Gwen saw her glance. "There's a pill we had, back in our late 1990s," she said. "Metaboline. It adjusted the basal metabolism to allow humans any level of calorie intake. I'll have some run up."
Alice was smiling as she left.
***
Gwen nodded. "You caught all that?"
"The monitor system is working fine." He glanced out the door after the Australian. "Have you, ah .
. . ?" He raised an eyebrow.
"Not yet, I don't want to stress her too heavily. In a day or two."
He shook his head, grinning in admiration. "How do you do it? I'd have sworn she was straight, and I'm not—or not very."
Gwen was paging through the report again. She spoke without looking up:
"Ah, well, both behaviors are latent in any individual human; there's a whole complex of genes that determine which is dominant and to what degree, and they interact with environmental factors at triggering stages in the development process. It's a spectrum, not a binary opposition, even in humans; both are always active in a
drakensis.
Anyway, my pheromones are panspecific—they fill all the receptors in your vomeronasal organ. Think of it as fooling your hypothalamus and limbic system. It doesn't work on all humans, but it will on most. On Alice, certainly; I can scent it, although she doesn't know it yet."
"I won't quarrel with the results," he said. "It seems to take more than one of us to keep up with you."
Her glance lingered on him, and she saw him flush and a light sweat break out across his brow.

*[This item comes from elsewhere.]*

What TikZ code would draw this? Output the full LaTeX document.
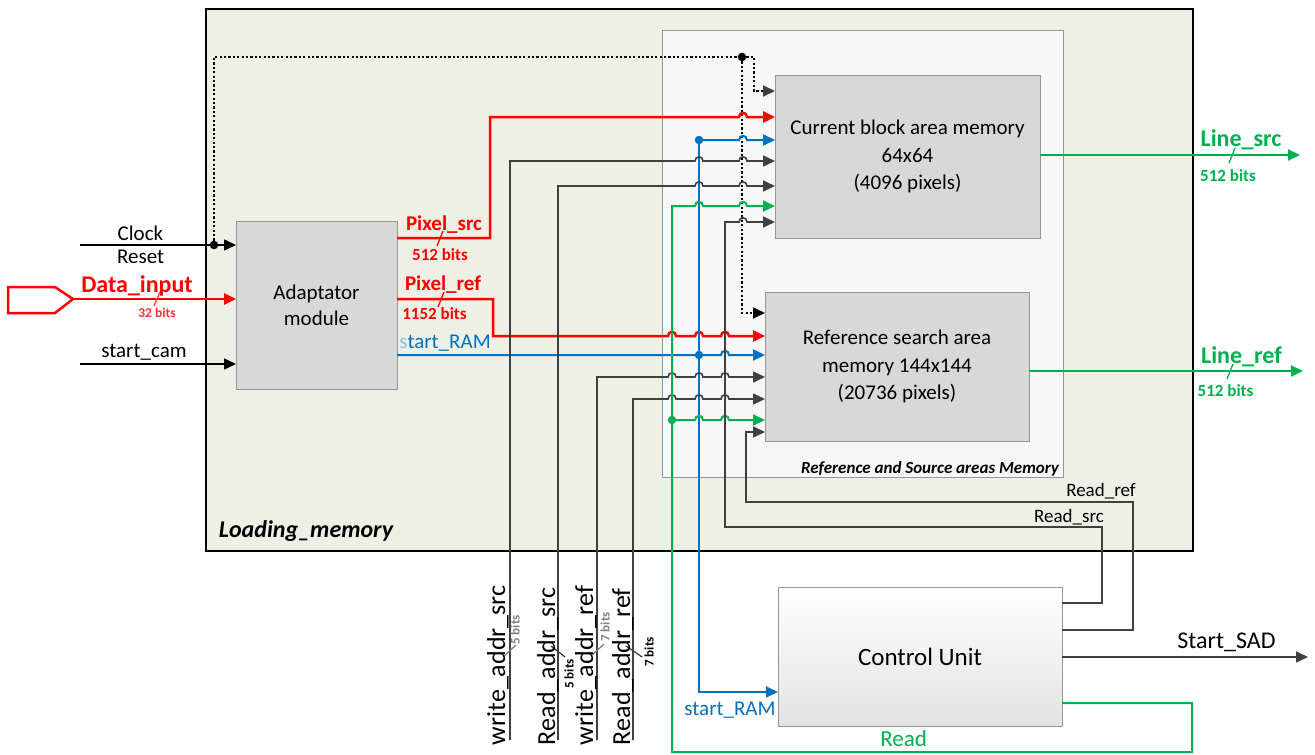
\documentclass[tikz,border=0pt]{standalone}
\usepackage{fontspec}
\setmainfont{Carlito}
\usetikzlibrary{arrows.meta}
\definecolor{cred}{RGB}{255,0,0}
\definecolor{cblue}{RGB}{0,112,192}
\definecolor{cgreen}{RGB}{0,176,80}
\definecolor{cgray}{RGB}{64,64,64}
\definecolor{lmfill}{RGB}{238,240,230}
\definecolor{boxfill}{RGB}{216,216,216}
\definecolor{boxline}{RGB}{150,150,150}
\newcommand\fsz[2]{\fontsize{#1}{#2}\selectfont}
% small semicircular bridges of a horizontal wire over vertical wires
\newcommand\hops[2]{\foreach \h in {#1} { -- (\h-4,#2) .. controls (\h-4,#2-5.5) and (\h+4,#2-5.5) .. (\h+4,#2) }}
\begin{document}
\begin{tikzpicture}[x=1pt,y=-1pt,
  every node/.style={inner sep=0pt, outer sep=0pt},
  box/.style={draw=boxline, line width=1pt, fill=boxfill, align=center, font=\fsz{21}{27.5}},
  lab/.style={font=\fsz{21}{25}, anchor=base},
  rlab/.style={rotate=90, anchor=base west, font=\fsz{26}{26}},
  blab/.style={rotate=90, font=\bfseries\fsz{13}{13}},
  arr/.style={-{Triangle[length=12pt,width=11pt]}},
  rw/.style={draw=cred, line width=2.5pt},
  bw/.style={draw=cblue, line width=2pt},
  gw/.style={draw=cgreen, line width=2pt},
  kw/.style={draw=cgray, line width=1.6pt},
  dw/.style={draw=black, line width=1.8pt, dash pattern=on 2.2pt off 2.2pt},
  jdot/.style={circle, minimum size=8.5pt, fill=#1},
  bitmark/.style={line width=1.3pt},
]
\useasboundingbox (0,0) rectangle (1315,755);
\fill[white] (0,0) rectangle (1315,755);

% blocks
\node[draw=black, line width=2.5pt, fill=lmfill, minimum width=987pt, minimum height=542pt] (lm) at (699.5,280) {};
\node[draw=boxline, line width=0.8pt, fill=black!3, minimum width=401pt, minimum height=447pt] (mem) at (862.5,253.5) {};
\node[box, minimum width=265pt, minimum height=163pt] (cur) at (907.5,156.5) {Current block area memory\\64x64\\(4096 pixels)};
\node[box, minimum width=264pt, minimum height=149pt] (ref) at (897,366.5) {Reference search area\\memory 144x144\\(20736 pixels)};
\node[box, minimum width=161pt, minimum height=168pt, font=\fsz{21}{26}] (adp) at (316.5,305) {Adaptator\\module};
\node[box, top color=white, bottom color=black!11, minimum width=284pt, minimum height=139pt, font=\fsz{25}{30}] (cu) at (920,656.5) {Control Unit};

% input port
\draw[cred, line width=2.5pt] (8,287) -- (55,287) -- (73,299) -- (55,313) -- (8,313) -- cycle;
\coordinate (din) at (73,299);
\coordinate (clkin) at (80,245);
\coordinate (camin) at (80,364);
\coordinate (wsrc) at (510,740);
\coordinate (rsrc) at (558,740);
\coordinate (wref) at (597,740);
\coordinate (rref) at (633,740);
\coordinate (lsrc) at (1300,155);
\coordinate (lref) at (1303,371);
\coordinate (sad) at (1308,657);

% junctions
\node[jdot=black] (j1) at (214,245) {};
\node[jdot=black] (j2) at (742,57) {};
\node[jdot=cblue] (b1) at (699,355) {};
\node[jdot=cblue] (b2) at (699,140) {};
\node[jdot=cgreen] (g1) at (672,420) {};

% clock / reset
\draw[black, line width=1.6pt, arr] (clkin) -- (adp.west |- clkin);
\draw[dw] (j1.center) -- (214,57) -- (j2.center);
\draw[dw, -{Triangle[length=12pt,width=11pt,color=cgray]}] (j2.center) -- (754,57) -- (754,91) -- (cur.west |- 0,91);
\draw[dw, arr] (j2.center) -- (742,313) -- (ref.west |- 0,313);

% inputs of the adaptator
\draw[rw, arr] (din) -- (adp.west |- din);
\draw[black, line width=1.6pt, arr] (camin) -- (adp.west |- camin);

% pixel buses
\draw[rw, arr] (adp.east |- 0,238) -- (490,238) -- (490,117) \hops{743}{117} -- (cur.west |- 0,117);
\draw[rw, arr] (adp.east |- 0,299) -- (493,299) -- (493,336) \hops{672,699,725}{336} -- (ref.west |- 0,336);

% start_RAM
\draw[bw, arr] (adp.east |- 0,355) \hops{725}{355} -- (ref.west |- 0,355);
\draw[bw, arr] (b2.center) \hops{743}{140} -- (cur.west |- 0,140);
\draw[bw, arr] (b2.center) -- (699,692) -- (cu.west |- 0,692);

% address buses
\draw[kw, arr] (wsrc) -- (510,161) \hops{699,743}{161} -- (cur.west |- 0,161);
\draw[kw, arr] (rsrc) -- (558,186) \hops{699,743}{186} -- (cur.west |- 0,186);
\draw[kw, arr] (wref) -- (597,377) \hops{672,699,725}{377} -- (ref.west |- 0,377);
\draw[kw, arr] (rref) -- (633,399) \hops{672,699,725}{399} -- (ref.west |- 0,399);

% Read
\draw[gw, arr] (cu.east |- 0,703) -- (1192,703) -- (1192,752) -- (672,752) -- (672,206) \hops{699,743}{206} -- (cur.west |- 0,206);
\draw[gw, arr] (g1.center) \hops{699,725}{420} -- (ref.west |- 0,420);

% Read_src / Read_ref
\draw[kw, arr] (cu.east |- 0,603) -- (1102,603) -- (1102,527) -- (725,527) -- (725,222) \hops{743}{222} -- (cur.west |- 0,222);
\draw[kw, arr] (cu.east |- 0,630) -- (1133,630) -- (1133,502) -- (746,502) -- (746,432) -- (ref.west |- 0,432);

% outputs
\draw[gw, arr] (cur.east |- lsrc) -- (lsrc);
\draw[gw, arr] (ref.east |- lref) -- (lref);
\draw[kw, arr] (cu.east |- sad) -- (sad);

% bus width marks
\draw[cred!75, bitmark] (154,306) -- (160,292);
\draw[cred, bitmark] (437,246) -- (443,231);
\draw[cred, bitmark] (438,307) -- (444,292);
\draw[cgreen, bitmark] (1229,163) -- (1235,148);
\draw[cgreen, bitmark] (1227,379) -- (1233,364);
\draw[gray, bitmark] (503,657) -- (516,645);
\draw[cgray, bitmark] (551,646) -- (565,657);
\draw[gray, bitmark] (591,656) -- (604,644);
\draw[cgray, bitmark] (626,646) -- (642,657);

% labels
\node[lab] (tclk) at (140.5,240.7) {Clock};
\node[lab] (trst) at (140.7,263.3) {Reset};
\node[lab, font=\bfseries\fsz{24}{24}, text=cred] (tdin) at (137,292.7) {Data\_input};
\node[lab, font=\bfseries\fsz{13.5}{14}, text=cred!80] (tdinw) at (157,317) {32 bits};
\node[lab] (tcam) at (144,357) {start\_cam};
\node[lab, font=\bfseries\fsz{21}{21}, text=cred] (tpsrc) at (444,230) {Pixel\_src};
\node[lab, font=\bfseries\fsz{17}{17}, text=cred] (tpsrcw) at (440,260) {512 bits};
\node[lab, font=\bfseries\fsz{21}{21}, text=cred] (tpref) at (443,290) {Pixel\_ref};
\node[lab, font=\bfseries\fsz{17}{17}, text=cred] (tprefw) at (434.5,319) {1152 bits};
\node[lab, text=cblue] (tsr1) at (445,348) {\textcolor{cblue!45}{s}tart\_RAM};
\node[lab, font=\bfseries\fsz{24}{24}, text=cgreen] (tlsrc) at (1241,146.7) {Line\_src};
\node[lab, font=\bfseries\fsz{17}{17}, text=cgreen] (tlsrcw) at (1228,181) {512 bits};
\node[lab, font=\bfseries\fsz{24}{24}, text=cgreen] (tlref) at (1241.5,363.3) {Line\_ref};
\node[lab, font=\bfseries\fsz{17}{17}, text=cgreen] (tlrefw) at (1225.5,396.7) {512 bits};
\node[lab, font=\fsz{19}{19}] (trref) at (1101,496) {Read\_ref};
\node[lab, font=\fsz{19}{19}] (trsrc) at (1069,522.7) {Read\_src};
\node[lab, font=\fsz{24}{24}] (tsad) at (1226.5,648) {Start\_SAD};
\node[lab, text=cblue] (tsr2) at (730,715.7) {start\_RAM};
\node[lab, font=\fsz{23}{23}, text=cgreen] (tread) at (903.6,746) {Read};
\node[anchor=base east, font=\bfseries\itshape\fsz{17}{17}] (tmem) at (1059,473.3) {Reference and Source areas Memory};
\node[lab, font=\bfseries\itshape\fsz{24}{24}] (tlm) at (306,537) {Loading\_memory};

\node[rlab] (twsrc) at (505,745) {write\_addr\_src};
\node[rlab] (trasrc) at (555,745) {Read\_addr\_src};
\node[rlab] (twref) at (593,745) {write\_addr\_ref};
\node[rlab] (traref) at (630,745) {Read\_addr\_ref};
\node[blab, text=gray] (tw1) at (515,630) {5 bits};
\node[blab, text=black] (tw2) at (569,674) {5 bits};
\node[blab, text=gray] (tw3) at (605,627) {7 bits};
\node[blab, text=black] (tw4) at (649,652) {7 bits};
\end{tikzpicture}
\end{document}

"True," she said. "That's a byproduct of the aggression reflex, hormonal. I don't produce much estrogen unless I decide to ovulate; there's another set of hormones—they're somewhat similar in structure to the androgens in your human system—that controls secondary sexual functions in
drakensis,
with only minor differences between the genders . . . . It's complex."
He swallowed and shifted. Gwen listened to his heartbeat increase and inhaled to take his scent.
"The bankers are coming?" he said, changing the subject.
"Yes, in a few months. It's the only way to raise the operating capital we'll need. There shouldn't be any basic difficulties; from their point of view we're a very good prospect for a public stock offering, so we should be ready to get down to serious negotiations by the winter. I want everything very tight by then, Tom. No mistakes, nothing to disturb them. We'll be moving the main locus of our operations to New York, and there'll be far less margin for errors and coverups."
She rose and began to undress. "As for right now . . . take your clothes off, Tom." He smiled and obeyed.
"Your wish is my command." Gwen nodded.
"And kneel to me," she said, putting her palms behind her on the table and leaning her weight on them.
Jennifer Feinberg opened the door of her apartment and put an automatic foot out to block the cat.
"You wouldn't like it out there," she said, swinging it closed and snicking home the multiple locks. "I wish
I
could stay home."
She dumped her attache case on the table, walked into the kitchen to put the water on for tea, and hit the play button on the answering machine.
"Jennifer, this is your mother—"
"Oh, puh-
leez,
" she groaned, fast-forwarding.
"Miss Feinberg, I have to speak with you. Could you—"
She hit the
stop
button with a small scream of fear, closing her eyes as the machine rattled on the sofa-side table.
Control your breathing,
she told herself. Her hands were still shaking as she punched the number the policeman had given her into the phone.
"Carmaggio," a voice said.
"This is Feinberg," she managed to say, looking around her apartment.
The heavy December rain was streaking down the windows, and she hadn't had time to turn on the lights. She was sweating under her outdoor coat. The studio smelled of sachet and tea and, very faintly, of cat. It was
home,
but right then it felt very lonely.
"Yes, Ms. Feinberg?" Trained patience on the other end of the line.